On Tue, 24 Apr 2018 16:23:28 -0700
Stefan Beller <[email protected]> wrote:
> >> s/missmatch/mismatch/
> >> Also, what is this used for?
> >
> > The mismatch should be used for (thanks for catching!)
> > checking if the remainder of a line is the same, although a boolean
> > may be not the correct choice. We know that the two strings
> > passed into compute_ws_delta come from a complete white space
> > agnostic comparison, so consider:
> >
> > + SP SP more TAB more
> > + SP SP text TAB text
> >
> > - SP more TAB more
> > - SP text TAB text
> >
> > which would mark this as a moved block. This is the feature
> > working as intended, but what about
> >
> > + SP SP more TAB more
> > + SP SP text TAB text
> >
> > - SP more SP more
> > - SP text TAB text
> >
> > Note how the length of the strings is the same, hence the current
> > code of
> >
> > compute_ws_delta(...) {
> > int d = longer->len - shorter->len;
> > out->string = xmemdupz(longer->line, d);
> > }
> >
> > would work fine and not notice the "change in the remainder".
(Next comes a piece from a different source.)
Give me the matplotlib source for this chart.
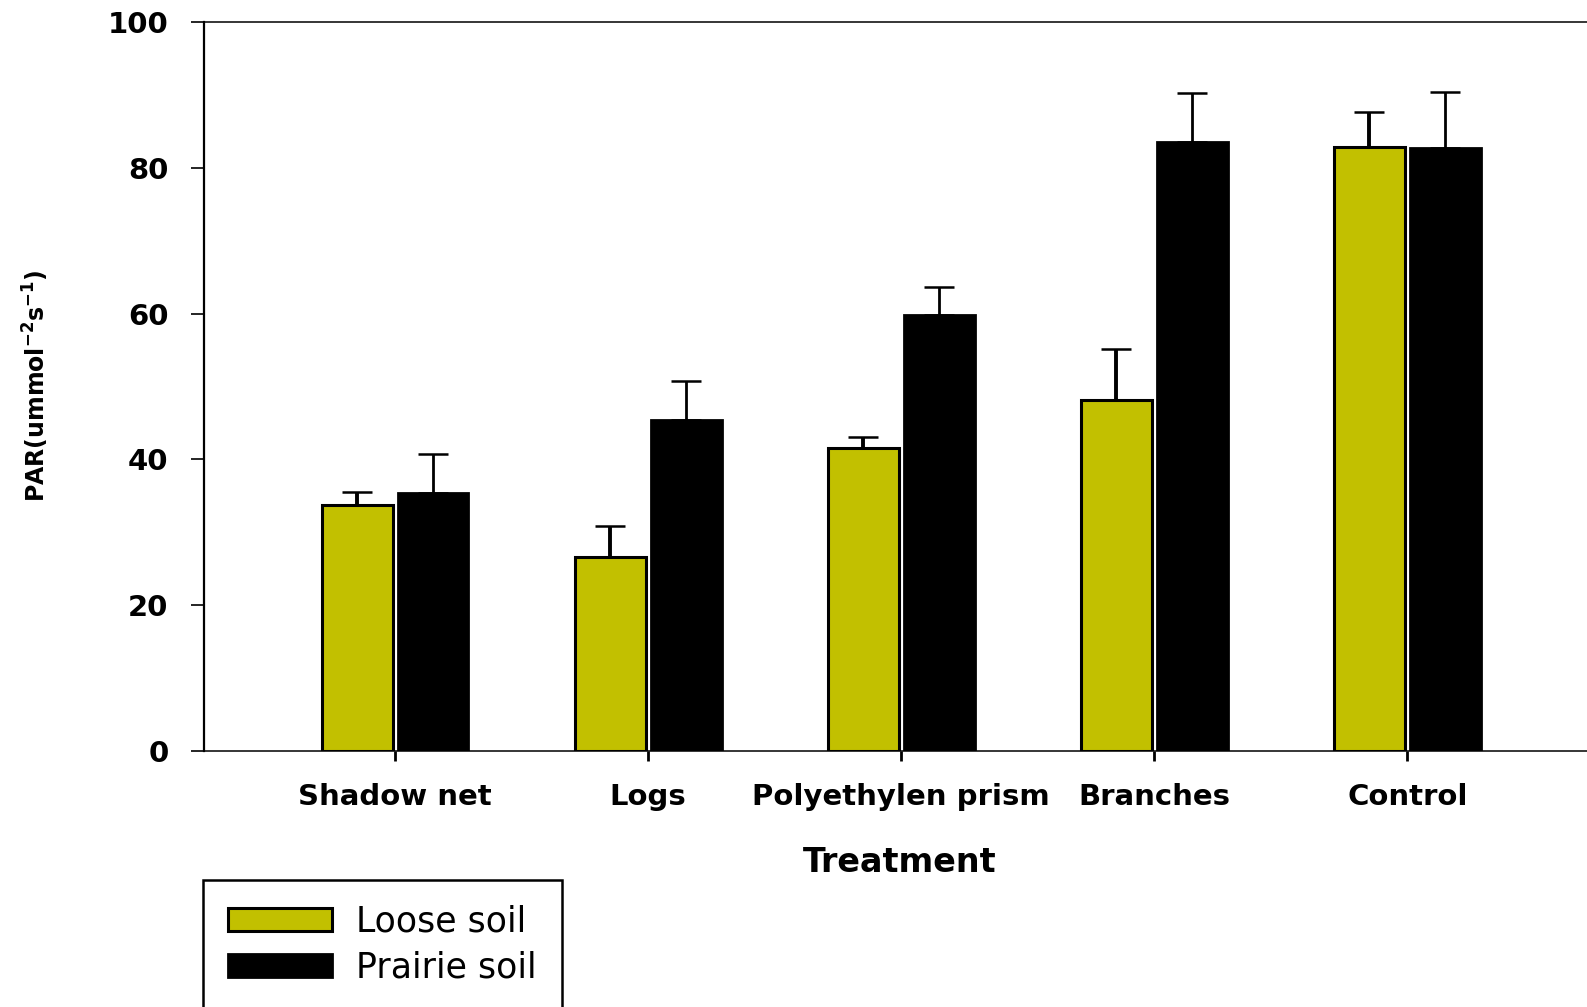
import matplotlib
matplotlib.use("Agg")
import matplotlib.pyplot as plt
import numpy as np

# PAR under each shading treatment, two soil types (mean and upper error)
treatments = ["Shadow net", "Logs", "Polyethylen prism", "Branches", "Control"]
loose_mean = [33.7, 26.6, 41.6, 48.1, 82.9]
loose_err = [1.8, 4.2, 1.5, 7.0, 4.8]
prairie_mean = [35.4, 45.4, 59.8, 83.6, 82.7]
prairie_err = [5.4, 5.4, 3.9, 6.6, 7.7]
series_labels = ["Loose soil", "Prairie soil"]
y_ticks = [0, 20, 40, 60, 80, 100]

W, H = 1587, 1007
fig = plt.figure(figsize=(W / 100, H / 100), dpi=100)
ax = fig.add_axes([204 / W, 1 - 751 / H, 1 - 204 / W, (751 - 22) / H])

x = np.arange(len(treatments))
bw = 0.28
off = 0.15
yellow = "#c2c000"

b1 = ax.bar(x - off, loose_mean, bw, color=yellow, edgecolor="black",
            linewidth=2.2, label=series_labels[0], zorder=3)
b2 = ax.bar(x + off, prairie_mean, bw, color="black", edgecolor="black",
            linewidth=2, label=series_labels[1], zorder=3)

zeros = np.zeros(len(treatments))
ax.errorbar(x - off, loose_mean, yerr=[zeros, loose_err], fmt="none",
            ecolor="black", elinewidth=2.8, capsize=11, capthick=1.8, zorder=2)
ax.errorbar(x + off, prairie_mean, yerr=[zeros, prairie_err], fmt="none",
            ecolor="black", elinewidth=2.0, capsize=11, capthick=1.8, zorder=2)

ax.set_xlim(-0.755, 4.71)
ax.set_ylim(0, 100)
ax.set_yticks(y_ticks)
ax.set_yticklabels([str(v) for v in y_ticks])
ax.set_xticks(x)
ax.set_xticklabels(treatments)

for lab in ax.get_xticklabels() + ax.get_yticklabels():
    lab.set_fontfamily("DejaVu Sans")
    lab.set_fontweight("bold")
    lab.set_fontsize(21)

ax.tick_params(axis="y", direction="out", length=9.5, width=1.2, pad=16)
ax.tick_params(axis="x", direction="out", length=7, width=2, pad=16)

ax.spines["right"].set_visible(False)
ax.spines["left"].set_linewidth(1.6)
ax.spines["top"].set_linewidth(1.1)
ax.spines["bottom"].set_linewidth(1.1)

fig.text(900 / W, 1 - 863 / H, "Treatment", ha="center", va="center",
         fontsize=24, fontweight="bold", family="DejaVu Sans")

fig.text(36 / W, 1 - 386 / H, r"PAR(ummol$^{\mathbf{-2}}$s$^{\mathbf{-1}}$)",
         rotation=90, ha="center", va="center", fontsize=17,
         fontweight="bold", family=["Liberation Sans Narrow", "DejaVu Sans"])

leg = ax.legend(handles=[b1, b2], loc="upper left",
                bbox_to_anchor=(203 / W, 1 - 880 / H),
                bbox_transform=fig.transFigure, fontsize=25,
                frameon=True, fancybox=False, shadow=False, framealpha=1,
                handlelength=3.0, handleheight=0.63, handletextpad=0.7,
                borderpad=0.72, labelspacing=0.33, borderaxespad=0)
leg.get_frame().set_edgecolor("black")
leg.get_frame().set_linewidth(1.8)
for t in leg.get_texts():
    t.set_family("DejaVu Sans")

fig.savefig("out.png", dpi=100)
> > That ought to be caught by the mismatch variable, that
> > is assigned, but not used.
> >
> > The compare_ws_delta(a, b) needs to be extended to
> >
> > !a->mismatch && !b->mismatch && existing_condition
> >
> > Ideally the example from above would be different depending
> > on whether the other white space flags are given or not.
Thanks - this gives me food for thought.
I'm starting to think that it is impossible to avoid creating our own
string comparison function that:
- seeks to the first non-whitespace character in both strings
- checks that both strings, from that first non-whitespace characters,
are equal for some definition of equal (whether through strcmp or
xdiff_compare_lines)
- walks backwards from that first non-whitespace characters to look for
the first non-matching whitespace character between the 2 strings
The existing diff whitespace modes (to be passed to xdiff_compare_lines)
do not give the exact result we want. For example, if
XDF_IGNORE_WHITESPACE is used (as is in this patch), lines like "a b"
and "ab " would match even though they shouldn't.
This comparison function can be used both in moved_entry_cmp() and when
constructing the ws_delta (in which case it should be made to output
whatever information is needed as out parameters or similar).
> >>> + if (diffopt->color_moved_ws_handling &
> >>> COLOR_MOVED_DELTA_WHITESPACES)
> >>> + /*
> >>> + * As there is not specific white space config given,
> >>> + * we'd need to check for a new block, so ignore all
> >>> + * white space. The setup of the white space
> >>> + * configuration for the next block is done else where
> >>> + */
> >>> + flags |= XDF_IGNORE_WHITESPACE;
> >>> +
> >>> return !xdiff_compare_lines(a->es->line, a->es->len,
> >>> b->es->line, b->es->len,
> >>> flags);
We can't add XDF_IGNORE_WHITESPACE here - as far as I can tell, this
means that more lines will be treated as moved than the user wants (if
the user did not set --color-moved-ignore-all-space).
> >> It seems like pmb and wsd are parallel arrays - could each wsd be
> >> embedded into the corresponding entry of pmb instead?
> >
> > I'll explore that. It sounds like a good idea for code hygiene.
> > Although if you do not intend to use this feature, then keeping it separate
> > would allow for a smaller footprint in memory.
If you're worried about memory, wsd can be embedded as a pointer.
> > The command is missing a --color-moved, as the
> > --color-moved-whitespace-settings
> > do not imply --color-moved, yet(?)
Maybe one should imply the other (or at least a warning).